▶ _Records_
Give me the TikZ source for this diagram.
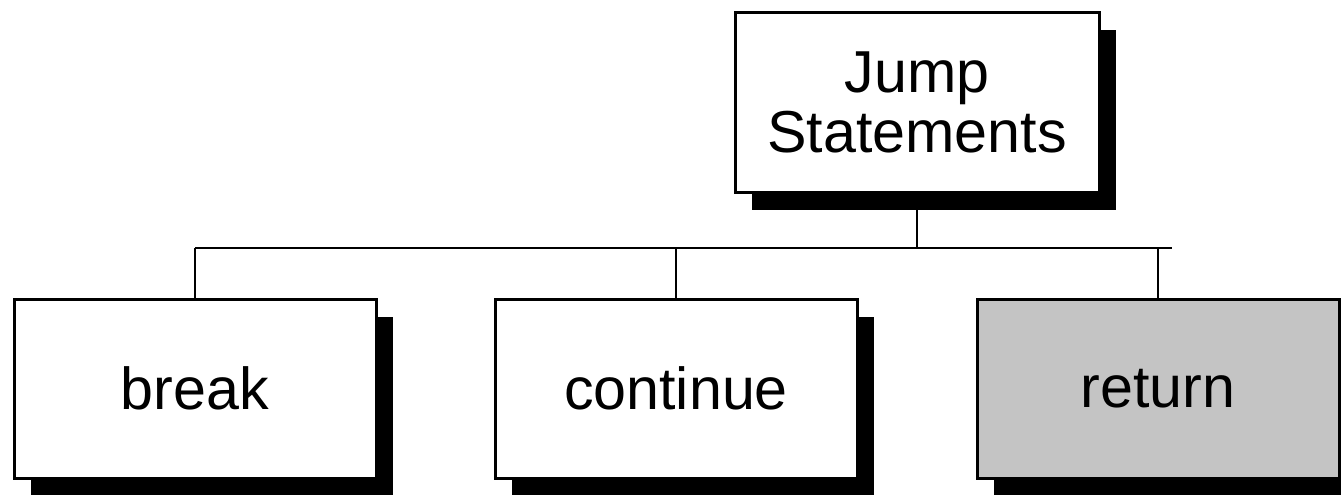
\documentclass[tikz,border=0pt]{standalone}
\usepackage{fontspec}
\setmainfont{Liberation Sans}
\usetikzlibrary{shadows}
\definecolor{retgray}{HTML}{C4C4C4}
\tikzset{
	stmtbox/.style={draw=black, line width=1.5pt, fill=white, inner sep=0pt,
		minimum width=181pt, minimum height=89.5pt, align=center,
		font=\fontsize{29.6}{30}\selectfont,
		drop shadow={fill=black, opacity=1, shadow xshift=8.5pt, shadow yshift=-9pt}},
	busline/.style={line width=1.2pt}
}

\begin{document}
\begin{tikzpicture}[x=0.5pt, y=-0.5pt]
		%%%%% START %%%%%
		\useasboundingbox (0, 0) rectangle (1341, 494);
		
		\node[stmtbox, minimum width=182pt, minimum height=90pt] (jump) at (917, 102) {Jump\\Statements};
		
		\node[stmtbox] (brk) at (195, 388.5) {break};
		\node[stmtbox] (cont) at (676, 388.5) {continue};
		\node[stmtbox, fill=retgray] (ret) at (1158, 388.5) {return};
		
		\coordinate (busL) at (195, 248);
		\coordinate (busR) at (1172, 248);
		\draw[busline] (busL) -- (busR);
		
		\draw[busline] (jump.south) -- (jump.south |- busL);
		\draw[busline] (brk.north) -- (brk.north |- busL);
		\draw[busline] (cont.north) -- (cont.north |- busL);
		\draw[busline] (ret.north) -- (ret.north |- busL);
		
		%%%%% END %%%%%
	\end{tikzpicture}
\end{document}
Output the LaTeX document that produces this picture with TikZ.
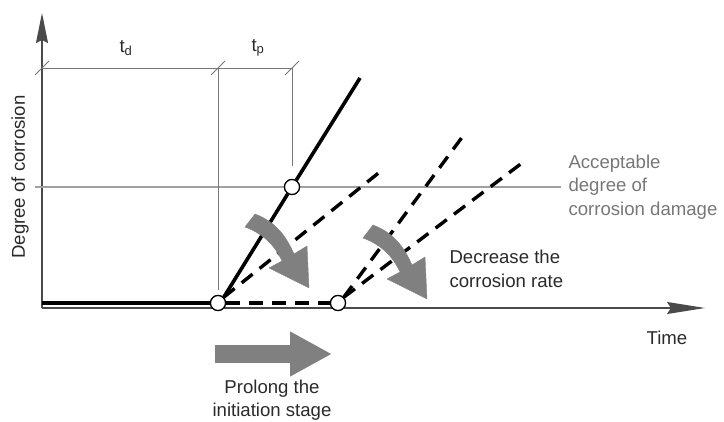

▶ _What needs to be done_
Restate the records above in full, word for word. Keep pictures out.

▶ _Task response_
Give me the TikZ source for this diagram.
\documentclass[tikz,border=0pt]{standalone}
\usepackage{fontspec}
\setmainfont{Liberation Sans}
\usetikzlibrary{shadows}
\definecolor{retgray}{HTML}{C4C4C4}
\tikzset{
	stmtbox/.style={draw=black, line width=1.5pt, fill=white, inner sep=0pt,
		minimum width=181pt, minimum height=89.5pt, align=center,
		font=\fontsize{29.6}{30}\selectfont,
		drop shadow={fill=black, opacity=1, shadow xshift=8.5pt, shadow yshift=-9pt}},
	busline/.style={line width=1.2pt}
}

\begin{document}
\begin{tikzpicture}[x=0.5pt, y=-0.5pt]
		%%%%% START %%%%%
		\useasboundingbox (0, 0) rectangle (1341, 494);
		
		\node[stmtbox, minimum width=182pt, minimum height=90pt] (jump) at (917, 102) {Jump\\Statements};
		
		\node[stmtbox] (brk) at (195, 388.5) {break};
		\node[stmtbox] (cont) at (676, 388.5) {continue};
		\node[stmtbox, fill=retgray] (ret) at (1158, 388.5) {return};
		
		\coordinate (busL) at (195, 248);
		\coordinate (busR) at (1172, 248);
		\draw[busline] (busL) -- (busR);
		
		\draw[busline] (jump.south) -- (jump.south |- busL);
		\draw[busline] (brk.north) -- (brk.north |- busL);
		\draw[busline] (cont.north) -- (cont.north |- busL);
		\draw[busline] (ret.north) -- (ret.north |- busL);
		
		%%%%% END %%%%%
	\end{tikzpicture}
\end{document}
Output the LaTeX document that produces this picture with TikZ.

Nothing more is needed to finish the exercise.